Alice Y. Hom (born 1967) is an Asian American LGBTQ community activist and author.

== Education ==
Hom received her B.A from Yale, her M.A. in Asian American Studies from UCLA, and her Ph.D. in history from Claremont Graduate University. Her dissertation was titled “Unifying Differences: Lesbian of Color Community Building in Los Angeles & New York, 1970s-1980s”.

== Activism and career ==
Hom has been the Director of Asian American/Pacific Islanders in Philanthropy's Queer Justice Fund since 2010. She now is the Director of Equity and Social Justice  for The Northern California GrantMakers. She also is a host the Historically Queer Podcast. She was previously founding Director of the Intercultural Community Center at Occidental College, worked at the Getty Information Institute and Getty Research Institute. Hom has also served on the boards of the Astraea Lesbian Foundation for Justice, Visual Communications, Great Leap, June Mazer Lesbian Archives, and APAIT.

Hom was an editor on Q&A: Queer in Asian America, an award-winning anthology of essays, personal accounts, fiction, and art on the meaning of being LGBTQ in Asian American communities.
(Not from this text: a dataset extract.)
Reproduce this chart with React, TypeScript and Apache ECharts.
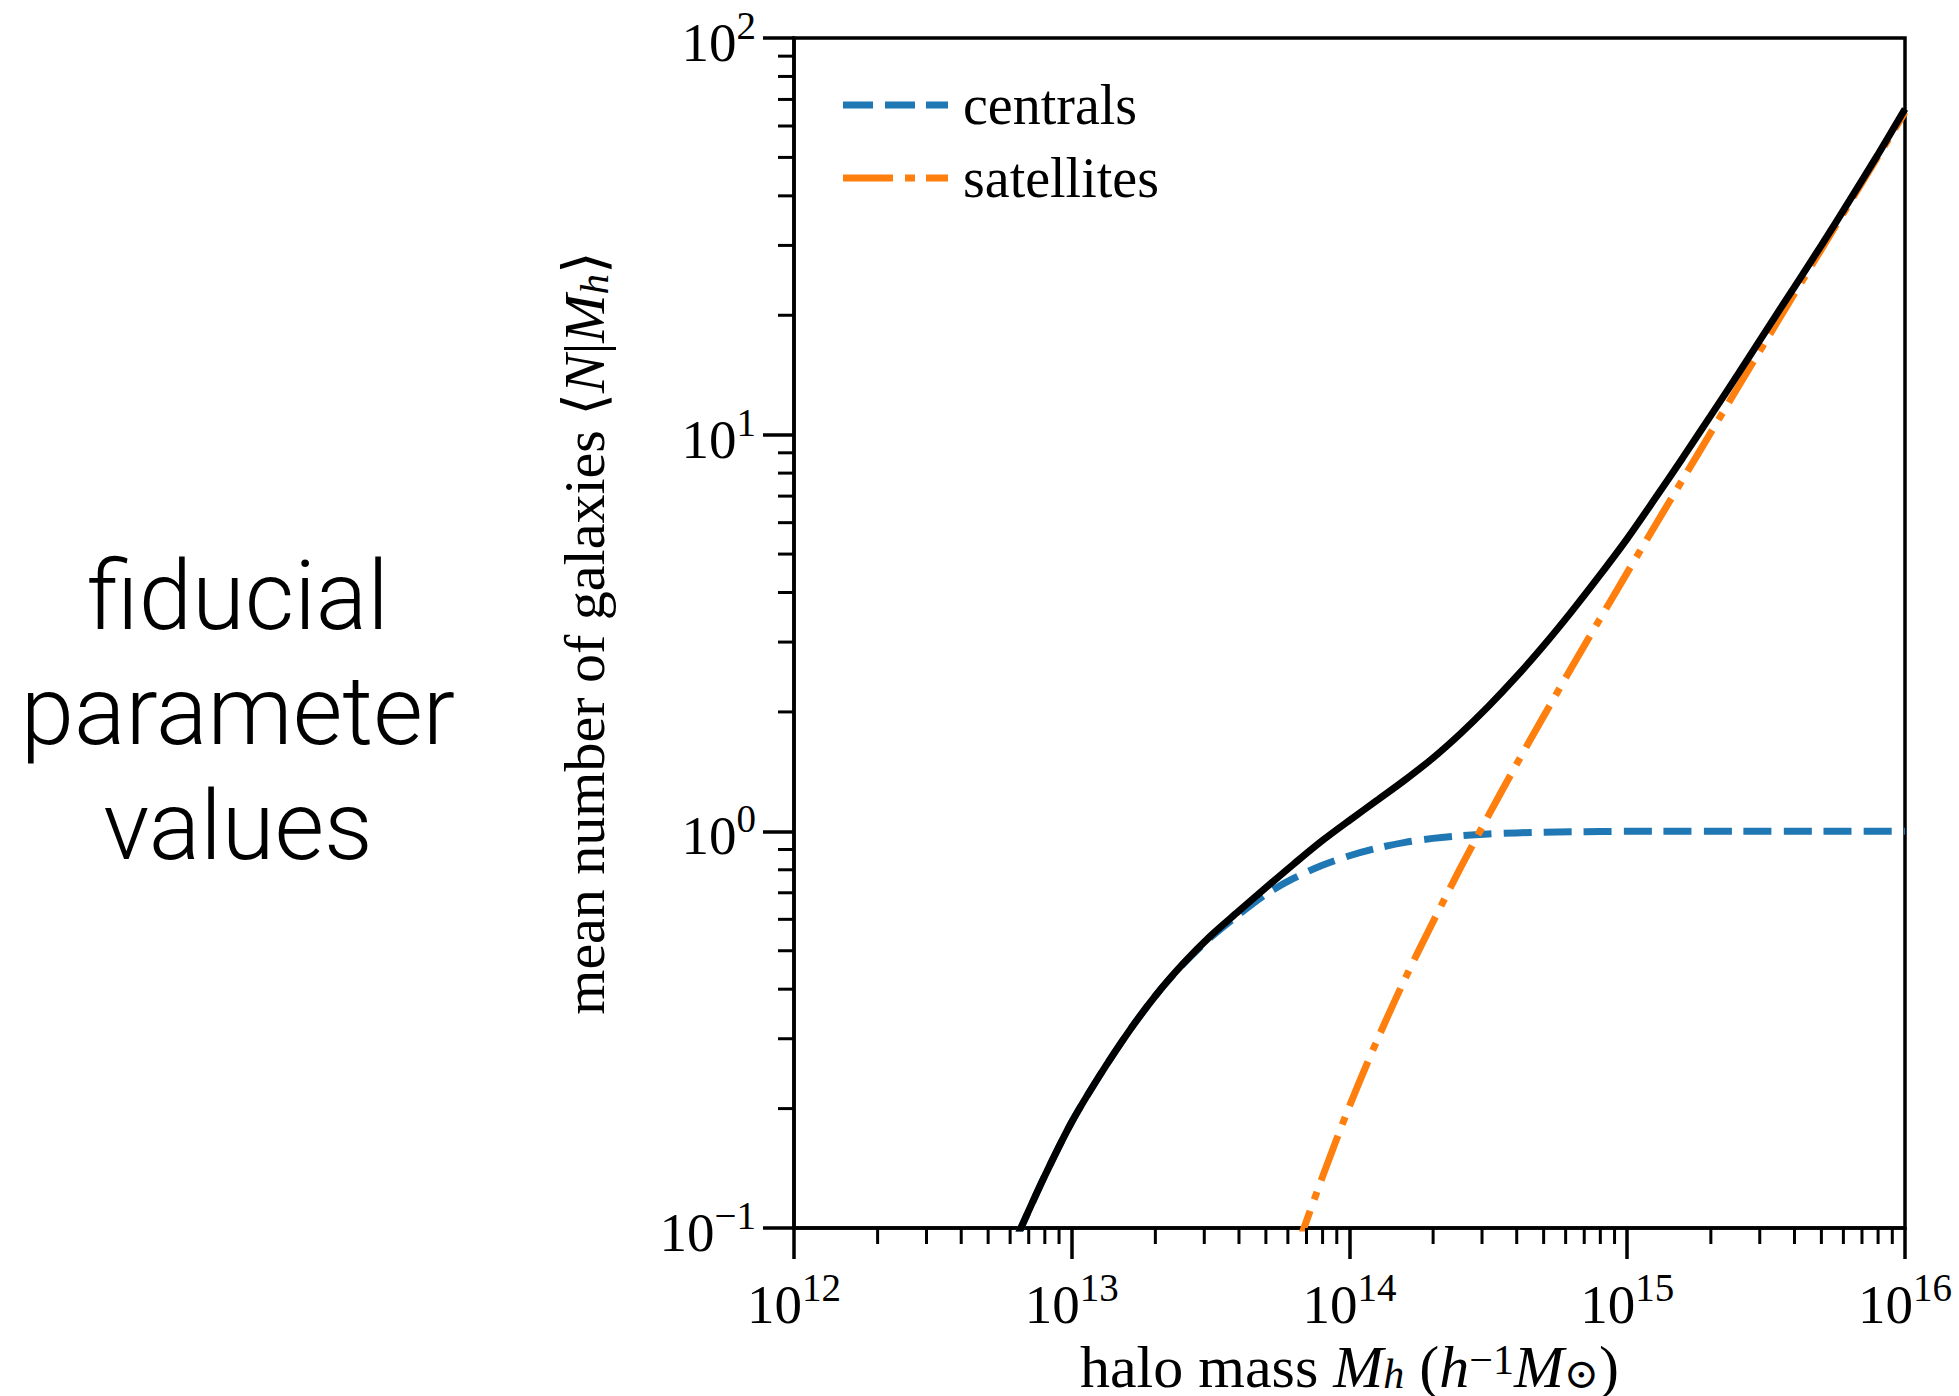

In 2013, Governor Jerry Brown reappointed Hom to another term on the Cal Humanities Board, where she has served since 2012.

== Honors and awards ==
- 1998: Lambda Literary Award for Best Book in Lesbian and Gay Anthologies/Non-Fiction
- 1999: Honorable Mention for Outstanding Books Awards, Gustavus Myers Center for Study of Bigotry and Human Rights in North America
- 2001: Book Award from Association for Asian American Studies

== Published works ==
- "Q&A: Queer in Asian America" (1998)
- Unifying Differences: Lesbian of Color Community Building in Los Angeles & New York, 1970s-1980s (Claremont Graduate University: 2011)

== Personal life ==
Hom was born and raised in the Los Angeles, California area. She now resides in the Bay Area of California.